▽

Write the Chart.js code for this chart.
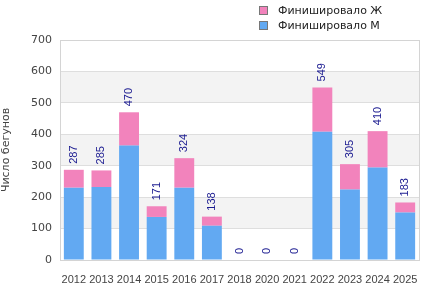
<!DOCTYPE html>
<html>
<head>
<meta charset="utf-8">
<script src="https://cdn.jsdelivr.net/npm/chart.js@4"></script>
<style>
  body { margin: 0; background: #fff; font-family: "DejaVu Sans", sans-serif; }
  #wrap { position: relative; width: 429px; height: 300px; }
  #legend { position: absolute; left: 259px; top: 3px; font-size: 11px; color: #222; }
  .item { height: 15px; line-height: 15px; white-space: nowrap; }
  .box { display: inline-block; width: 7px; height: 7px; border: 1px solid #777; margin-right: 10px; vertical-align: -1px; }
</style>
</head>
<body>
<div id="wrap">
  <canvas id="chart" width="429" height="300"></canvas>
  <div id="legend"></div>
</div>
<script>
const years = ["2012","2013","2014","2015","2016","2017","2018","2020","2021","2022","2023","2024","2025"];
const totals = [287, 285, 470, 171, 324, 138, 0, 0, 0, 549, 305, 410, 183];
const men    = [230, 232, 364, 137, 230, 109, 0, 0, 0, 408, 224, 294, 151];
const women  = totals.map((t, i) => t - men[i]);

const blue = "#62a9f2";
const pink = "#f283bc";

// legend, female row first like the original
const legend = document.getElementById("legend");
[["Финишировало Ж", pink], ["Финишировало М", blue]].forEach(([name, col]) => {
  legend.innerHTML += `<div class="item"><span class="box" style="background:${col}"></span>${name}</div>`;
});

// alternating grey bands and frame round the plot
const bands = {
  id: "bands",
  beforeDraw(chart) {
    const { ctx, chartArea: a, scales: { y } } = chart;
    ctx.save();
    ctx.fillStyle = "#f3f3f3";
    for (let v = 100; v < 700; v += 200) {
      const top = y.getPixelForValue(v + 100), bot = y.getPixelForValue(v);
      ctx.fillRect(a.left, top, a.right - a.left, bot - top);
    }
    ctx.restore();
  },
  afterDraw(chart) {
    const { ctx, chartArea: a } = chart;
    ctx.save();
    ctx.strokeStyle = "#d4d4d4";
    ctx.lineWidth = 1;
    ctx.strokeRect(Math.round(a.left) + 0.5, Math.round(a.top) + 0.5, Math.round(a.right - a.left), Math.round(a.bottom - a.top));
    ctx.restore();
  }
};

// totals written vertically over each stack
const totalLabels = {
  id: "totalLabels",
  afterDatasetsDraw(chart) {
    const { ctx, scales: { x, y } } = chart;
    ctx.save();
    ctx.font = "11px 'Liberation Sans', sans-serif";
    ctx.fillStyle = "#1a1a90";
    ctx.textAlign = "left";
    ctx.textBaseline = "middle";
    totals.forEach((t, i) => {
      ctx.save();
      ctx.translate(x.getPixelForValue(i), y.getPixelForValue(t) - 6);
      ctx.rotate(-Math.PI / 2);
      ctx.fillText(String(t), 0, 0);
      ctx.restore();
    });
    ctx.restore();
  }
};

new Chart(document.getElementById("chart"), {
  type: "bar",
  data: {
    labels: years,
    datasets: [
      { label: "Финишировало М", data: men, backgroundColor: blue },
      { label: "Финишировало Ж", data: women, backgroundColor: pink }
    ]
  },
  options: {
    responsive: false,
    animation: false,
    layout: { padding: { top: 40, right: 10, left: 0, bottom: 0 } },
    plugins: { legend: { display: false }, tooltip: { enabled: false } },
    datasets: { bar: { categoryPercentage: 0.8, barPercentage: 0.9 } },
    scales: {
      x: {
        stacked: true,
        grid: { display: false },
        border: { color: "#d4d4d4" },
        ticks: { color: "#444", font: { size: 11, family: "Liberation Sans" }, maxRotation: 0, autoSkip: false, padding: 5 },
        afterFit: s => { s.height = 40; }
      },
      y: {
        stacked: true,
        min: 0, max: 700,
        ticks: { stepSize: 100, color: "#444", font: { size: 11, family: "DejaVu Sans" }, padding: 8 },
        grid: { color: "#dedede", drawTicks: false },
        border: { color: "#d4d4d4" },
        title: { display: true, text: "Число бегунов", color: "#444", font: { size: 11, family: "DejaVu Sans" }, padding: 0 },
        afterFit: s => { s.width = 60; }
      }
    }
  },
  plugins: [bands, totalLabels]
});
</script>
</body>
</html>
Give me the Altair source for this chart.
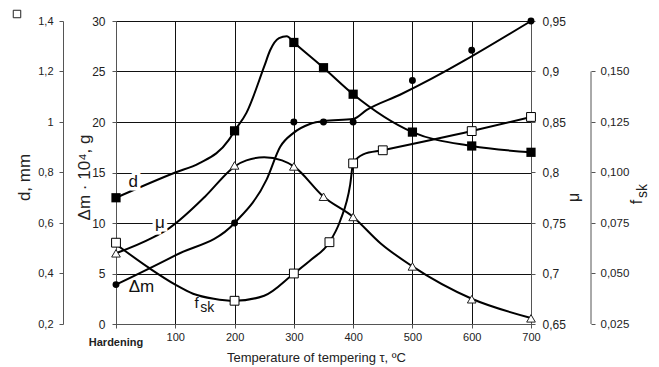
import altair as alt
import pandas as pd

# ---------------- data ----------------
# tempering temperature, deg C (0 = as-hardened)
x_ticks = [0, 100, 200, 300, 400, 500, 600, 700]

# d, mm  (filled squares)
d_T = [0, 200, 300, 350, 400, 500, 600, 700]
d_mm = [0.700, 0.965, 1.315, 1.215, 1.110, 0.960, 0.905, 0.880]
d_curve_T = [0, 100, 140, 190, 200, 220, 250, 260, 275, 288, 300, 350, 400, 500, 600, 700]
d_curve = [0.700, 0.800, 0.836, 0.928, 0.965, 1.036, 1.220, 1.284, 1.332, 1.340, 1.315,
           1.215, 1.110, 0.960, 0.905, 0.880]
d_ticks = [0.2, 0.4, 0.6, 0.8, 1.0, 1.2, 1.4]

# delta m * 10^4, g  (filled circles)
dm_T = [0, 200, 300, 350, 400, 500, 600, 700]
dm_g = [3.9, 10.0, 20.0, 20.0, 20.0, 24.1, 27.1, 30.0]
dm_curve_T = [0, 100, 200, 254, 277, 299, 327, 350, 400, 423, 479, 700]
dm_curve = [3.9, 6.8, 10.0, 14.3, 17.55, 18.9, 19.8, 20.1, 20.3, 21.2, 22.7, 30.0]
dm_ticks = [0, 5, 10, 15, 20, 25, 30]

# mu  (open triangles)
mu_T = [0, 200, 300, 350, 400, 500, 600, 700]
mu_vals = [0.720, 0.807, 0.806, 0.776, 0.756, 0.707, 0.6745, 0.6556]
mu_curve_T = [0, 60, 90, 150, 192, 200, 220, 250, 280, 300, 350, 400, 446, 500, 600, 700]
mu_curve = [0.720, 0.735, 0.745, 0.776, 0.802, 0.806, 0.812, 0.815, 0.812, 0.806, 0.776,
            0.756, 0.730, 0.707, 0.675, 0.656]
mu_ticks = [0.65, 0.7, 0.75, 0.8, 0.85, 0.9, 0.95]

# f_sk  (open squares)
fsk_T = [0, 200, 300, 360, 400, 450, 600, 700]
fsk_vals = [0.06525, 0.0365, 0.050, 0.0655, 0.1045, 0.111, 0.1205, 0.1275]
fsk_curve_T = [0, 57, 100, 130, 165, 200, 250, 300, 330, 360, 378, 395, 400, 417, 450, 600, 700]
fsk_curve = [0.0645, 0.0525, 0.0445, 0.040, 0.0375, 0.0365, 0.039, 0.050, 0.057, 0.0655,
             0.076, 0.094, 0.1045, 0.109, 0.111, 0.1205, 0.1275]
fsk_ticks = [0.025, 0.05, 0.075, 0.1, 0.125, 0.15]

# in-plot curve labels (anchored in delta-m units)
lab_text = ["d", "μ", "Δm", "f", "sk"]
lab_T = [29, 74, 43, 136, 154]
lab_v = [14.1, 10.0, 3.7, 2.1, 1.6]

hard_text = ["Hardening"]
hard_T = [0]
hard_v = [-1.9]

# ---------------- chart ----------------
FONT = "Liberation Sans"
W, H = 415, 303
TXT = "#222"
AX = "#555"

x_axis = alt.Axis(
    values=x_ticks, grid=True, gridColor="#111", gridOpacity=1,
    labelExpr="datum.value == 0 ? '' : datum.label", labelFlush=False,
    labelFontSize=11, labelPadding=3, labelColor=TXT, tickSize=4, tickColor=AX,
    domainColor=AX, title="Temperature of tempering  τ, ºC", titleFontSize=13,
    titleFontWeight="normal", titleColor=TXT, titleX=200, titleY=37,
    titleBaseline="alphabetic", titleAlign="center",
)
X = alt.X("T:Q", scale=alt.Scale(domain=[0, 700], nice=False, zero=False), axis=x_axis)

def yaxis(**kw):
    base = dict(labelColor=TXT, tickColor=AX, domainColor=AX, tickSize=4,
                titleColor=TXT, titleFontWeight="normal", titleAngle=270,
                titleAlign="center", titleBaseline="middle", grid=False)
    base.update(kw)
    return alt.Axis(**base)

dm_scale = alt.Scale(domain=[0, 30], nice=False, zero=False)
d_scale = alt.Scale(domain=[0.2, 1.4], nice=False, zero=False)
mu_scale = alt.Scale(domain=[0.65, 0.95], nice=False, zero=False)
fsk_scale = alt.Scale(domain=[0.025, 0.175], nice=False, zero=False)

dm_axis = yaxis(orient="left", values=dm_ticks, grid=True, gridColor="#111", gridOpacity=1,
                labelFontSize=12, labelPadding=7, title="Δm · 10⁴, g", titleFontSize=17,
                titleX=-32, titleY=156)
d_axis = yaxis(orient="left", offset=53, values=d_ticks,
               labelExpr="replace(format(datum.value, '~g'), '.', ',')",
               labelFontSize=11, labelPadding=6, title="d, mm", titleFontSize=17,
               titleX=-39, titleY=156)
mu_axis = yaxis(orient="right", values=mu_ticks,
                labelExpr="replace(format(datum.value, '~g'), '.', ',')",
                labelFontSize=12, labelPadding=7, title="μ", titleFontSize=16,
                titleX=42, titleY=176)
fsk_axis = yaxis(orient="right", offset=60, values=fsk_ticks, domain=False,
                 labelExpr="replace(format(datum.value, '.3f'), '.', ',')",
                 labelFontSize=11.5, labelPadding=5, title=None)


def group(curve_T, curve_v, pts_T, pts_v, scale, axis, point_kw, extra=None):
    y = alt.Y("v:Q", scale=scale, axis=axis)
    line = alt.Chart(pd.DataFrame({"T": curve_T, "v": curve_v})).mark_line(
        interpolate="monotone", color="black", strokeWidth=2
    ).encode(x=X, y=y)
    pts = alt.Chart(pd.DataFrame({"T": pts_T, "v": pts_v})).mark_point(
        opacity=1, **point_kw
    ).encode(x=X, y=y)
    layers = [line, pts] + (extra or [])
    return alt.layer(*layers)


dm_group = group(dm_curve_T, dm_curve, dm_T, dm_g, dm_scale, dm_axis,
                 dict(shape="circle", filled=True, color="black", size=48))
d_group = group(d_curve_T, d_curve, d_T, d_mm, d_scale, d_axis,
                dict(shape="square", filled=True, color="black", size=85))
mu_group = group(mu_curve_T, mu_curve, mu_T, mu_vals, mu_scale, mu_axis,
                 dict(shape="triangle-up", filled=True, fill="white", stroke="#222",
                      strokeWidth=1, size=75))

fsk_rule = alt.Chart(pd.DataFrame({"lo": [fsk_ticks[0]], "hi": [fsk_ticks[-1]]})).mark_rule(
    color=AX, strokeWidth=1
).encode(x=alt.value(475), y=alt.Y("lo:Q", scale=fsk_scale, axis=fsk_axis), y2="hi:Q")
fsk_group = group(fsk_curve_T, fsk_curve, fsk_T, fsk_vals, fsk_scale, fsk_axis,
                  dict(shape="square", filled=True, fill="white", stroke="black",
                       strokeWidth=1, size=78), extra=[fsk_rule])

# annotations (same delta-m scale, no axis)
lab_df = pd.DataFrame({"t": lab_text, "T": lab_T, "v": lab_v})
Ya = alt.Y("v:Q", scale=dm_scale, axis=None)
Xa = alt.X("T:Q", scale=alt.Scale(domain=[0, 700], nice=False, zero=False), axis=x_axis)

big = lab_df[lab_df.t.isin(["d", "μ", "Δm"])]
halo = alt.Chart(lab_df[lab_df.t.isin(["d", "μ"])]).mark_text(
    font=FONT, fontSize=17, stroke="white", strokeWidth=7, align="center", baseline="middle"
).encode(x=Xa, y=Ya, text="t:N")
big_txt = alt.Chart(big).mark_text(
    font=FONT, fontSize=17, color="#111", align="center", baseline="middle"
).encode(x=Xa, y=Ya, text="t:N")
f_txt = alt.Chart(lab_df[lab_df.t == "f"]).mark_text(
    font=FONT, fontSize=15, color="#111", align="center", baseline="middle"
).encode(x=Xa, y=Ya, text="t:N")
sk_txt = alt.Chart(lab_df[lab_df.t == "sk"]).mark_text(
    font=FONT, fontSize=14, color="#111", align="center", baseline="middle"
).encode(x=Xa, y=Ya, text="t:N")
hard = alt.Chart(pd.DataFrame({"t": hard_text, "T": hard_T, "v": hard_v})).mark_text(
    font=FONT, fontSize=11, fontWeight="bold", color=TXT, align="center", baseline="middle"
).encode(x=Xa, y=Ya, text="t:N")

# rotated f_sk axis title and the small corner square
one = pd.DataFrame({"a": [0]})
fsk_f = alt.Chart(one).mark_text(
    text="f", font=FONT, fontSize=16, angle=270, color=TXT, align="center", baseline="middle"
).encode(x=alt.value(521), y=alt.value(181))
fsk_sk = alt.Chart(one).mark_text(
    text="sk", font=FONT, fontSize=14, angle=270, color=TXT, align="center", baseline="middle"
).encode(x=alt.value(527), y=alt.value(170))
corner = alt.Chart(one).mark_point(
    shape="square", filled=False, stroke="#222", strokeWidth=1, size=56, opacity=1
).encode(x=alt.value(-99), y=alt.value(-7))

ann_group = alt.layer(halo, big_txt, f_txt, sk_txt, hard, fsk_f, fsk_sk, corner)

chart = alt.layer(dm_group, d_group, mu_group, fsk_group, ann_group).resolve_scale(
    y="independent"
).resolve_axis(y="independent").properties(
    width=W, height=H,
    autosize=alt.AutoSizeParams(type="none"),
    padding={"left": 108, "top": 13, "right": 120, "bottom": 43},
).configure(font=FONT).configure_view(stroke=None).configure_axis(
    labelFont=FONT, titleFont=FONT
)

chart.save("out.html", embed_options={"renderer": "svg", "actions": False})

△

WHAT IS NEEDED:
Copy exactly the stretch of lines that starts at the line holding "Give me the Altair source for this chart." and ends at the line holding "x_ticks = [0, 100, 200, 300, 400, 500, 600, 700]". Drop the pictures.

EXERCISE OUTPUT:
Give me the Altair source for this chart.
import altair as alt
import pandas as pd

# ---------------- data ----------------
# tempering temperature, deg C (0 = as-hardened)
x_ticks = [0, 100, 200, 300, 400, 500, 600, 700]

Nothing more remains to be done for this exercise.